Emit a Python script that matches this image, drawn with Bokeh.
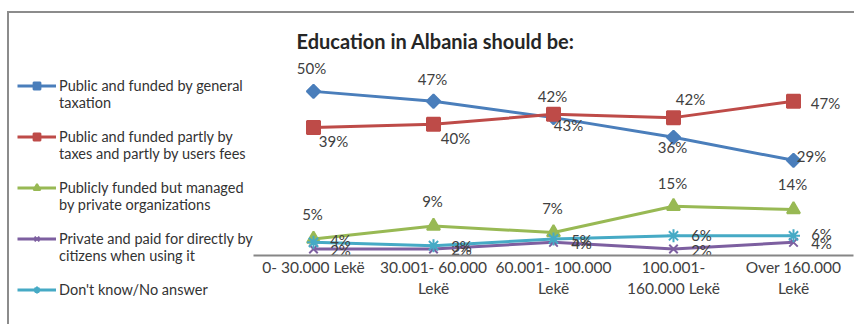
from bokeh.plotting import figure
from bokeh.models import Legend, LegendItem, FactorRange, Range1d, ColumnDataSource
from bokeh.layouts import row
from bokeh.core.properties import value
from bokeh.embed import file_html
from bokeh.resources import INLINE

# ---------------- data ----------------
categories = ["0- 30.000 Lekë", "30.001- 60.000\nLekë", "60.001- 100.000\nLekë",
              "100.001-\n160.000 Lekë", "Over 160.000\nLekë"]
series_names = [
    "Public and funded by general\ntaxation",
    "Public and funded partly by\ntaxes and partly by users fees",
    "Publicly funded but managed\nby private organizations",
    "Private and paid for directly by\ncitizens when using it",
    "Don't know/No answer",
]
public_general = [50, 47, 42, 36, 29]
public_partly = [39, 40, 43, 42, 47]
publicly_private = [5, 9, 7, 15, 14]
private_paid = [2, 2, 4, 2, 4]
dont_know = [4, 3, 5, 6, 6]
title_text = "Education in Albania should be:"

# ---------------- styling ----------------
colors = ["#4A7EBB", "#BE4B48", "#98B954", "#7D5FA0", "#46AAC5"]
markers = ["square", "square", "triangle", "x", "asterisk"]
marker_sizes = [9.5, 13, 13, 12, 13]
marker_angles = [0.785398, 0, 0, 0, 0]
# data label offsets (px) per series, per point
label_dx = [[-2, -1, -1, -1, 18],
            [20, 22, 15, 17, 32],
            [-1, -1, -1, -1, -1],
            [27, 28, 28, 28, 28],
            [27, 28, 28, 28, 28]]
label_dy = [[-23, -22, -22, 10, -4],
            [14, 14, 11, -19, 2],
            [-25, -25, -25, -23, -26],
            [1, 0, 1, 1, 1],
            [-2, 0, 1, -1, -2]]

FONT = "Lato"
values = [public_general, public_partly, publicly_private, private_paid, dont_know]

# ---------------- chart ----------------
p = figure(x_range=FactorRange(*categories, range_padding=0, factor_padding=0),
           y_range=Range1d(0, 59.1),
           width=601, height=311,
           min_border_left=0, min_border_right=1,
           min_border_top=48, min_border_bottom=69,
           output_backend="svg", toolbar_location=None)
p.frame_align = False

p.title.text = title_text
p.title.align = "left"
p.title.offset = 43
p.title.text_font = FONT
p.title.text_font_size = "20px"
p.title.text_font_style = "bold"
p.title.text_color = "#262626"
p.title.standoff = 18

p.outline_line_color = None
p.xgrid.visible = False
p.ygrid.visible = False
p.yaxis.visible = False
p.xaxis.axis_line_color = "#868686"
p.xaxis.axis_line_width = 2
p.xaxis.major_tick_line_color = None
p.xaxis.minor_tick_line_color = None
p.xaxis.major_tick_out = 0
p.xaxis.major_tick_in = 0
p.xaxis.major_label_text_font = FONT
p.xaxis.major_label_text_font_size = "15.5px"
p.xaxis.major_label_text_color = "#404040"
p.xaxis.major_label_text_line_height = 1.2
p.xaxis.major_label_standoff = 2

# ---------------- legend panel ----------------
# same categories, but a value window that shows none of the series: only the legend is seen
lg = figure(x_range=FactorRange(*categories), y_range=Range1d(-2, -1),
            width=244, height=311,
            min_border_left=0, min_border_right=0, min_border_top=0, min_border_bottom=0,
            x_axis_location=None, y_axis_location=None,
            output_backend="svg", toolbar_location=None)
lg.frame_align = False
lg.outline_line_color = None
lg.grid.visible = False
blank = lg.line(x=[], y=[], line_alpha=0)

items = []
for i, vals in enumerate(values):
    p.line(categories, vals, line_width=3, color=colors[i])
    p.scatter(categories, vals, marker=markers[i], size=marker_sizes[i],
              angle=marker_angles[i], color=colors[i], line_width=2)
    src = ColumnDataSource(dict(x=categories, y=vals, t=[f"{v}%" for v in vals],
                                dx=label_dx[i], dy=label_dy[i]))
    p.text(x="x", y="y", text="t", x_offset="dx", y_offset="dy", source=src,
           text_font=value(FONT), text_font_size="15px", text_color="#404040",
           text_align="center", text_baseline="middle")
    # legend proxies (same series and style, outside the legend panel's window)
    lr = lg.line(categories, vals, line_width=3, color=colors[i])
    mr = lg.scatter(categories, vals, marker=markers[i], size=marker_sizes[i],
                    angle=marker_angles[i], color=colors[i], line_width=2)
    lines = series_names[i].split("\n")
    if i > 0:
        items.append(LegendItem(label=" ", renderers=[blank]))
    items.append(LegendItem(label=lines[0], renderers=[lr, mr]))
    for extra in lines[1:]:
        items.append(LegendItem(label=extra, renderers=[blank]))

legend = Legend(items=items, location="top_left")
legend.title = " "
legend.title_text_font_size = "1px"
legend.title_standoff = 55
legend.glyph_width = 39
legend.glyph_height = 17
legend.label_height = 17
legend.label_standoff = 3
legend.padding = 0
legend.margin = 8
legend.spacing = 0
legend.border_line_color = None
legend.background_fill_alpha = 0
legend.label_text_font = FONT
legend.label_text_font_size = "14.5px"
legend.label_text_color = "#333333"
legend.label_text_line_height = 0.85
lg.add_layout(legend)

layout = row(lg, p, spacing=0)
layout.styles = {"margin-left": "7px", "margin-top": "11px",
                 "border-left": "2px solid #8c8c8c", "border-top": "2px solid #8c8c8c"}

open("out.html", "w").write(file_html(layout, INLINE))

..........

_WHAT NEEDS TO BE DONE_: Repeat the lines exactly as they stand, from the opening line of the data through the line with "from bokeh.resources import INLINE". Pictures stay out of the copy.

_SOLUTION TO THIS EXERCISE_:
Emit a Python script that matches this image, drawn with Bokeh.
from bokeh.plotting import figure
from bokeh.models import Legend, LegendItem, FactorRange, Range1d, ColumnDataSource
from bokeh.layouts import row
from bokeh.core.properties import value
from bokeh.embed import file_html
from bokeh.resources import INLINE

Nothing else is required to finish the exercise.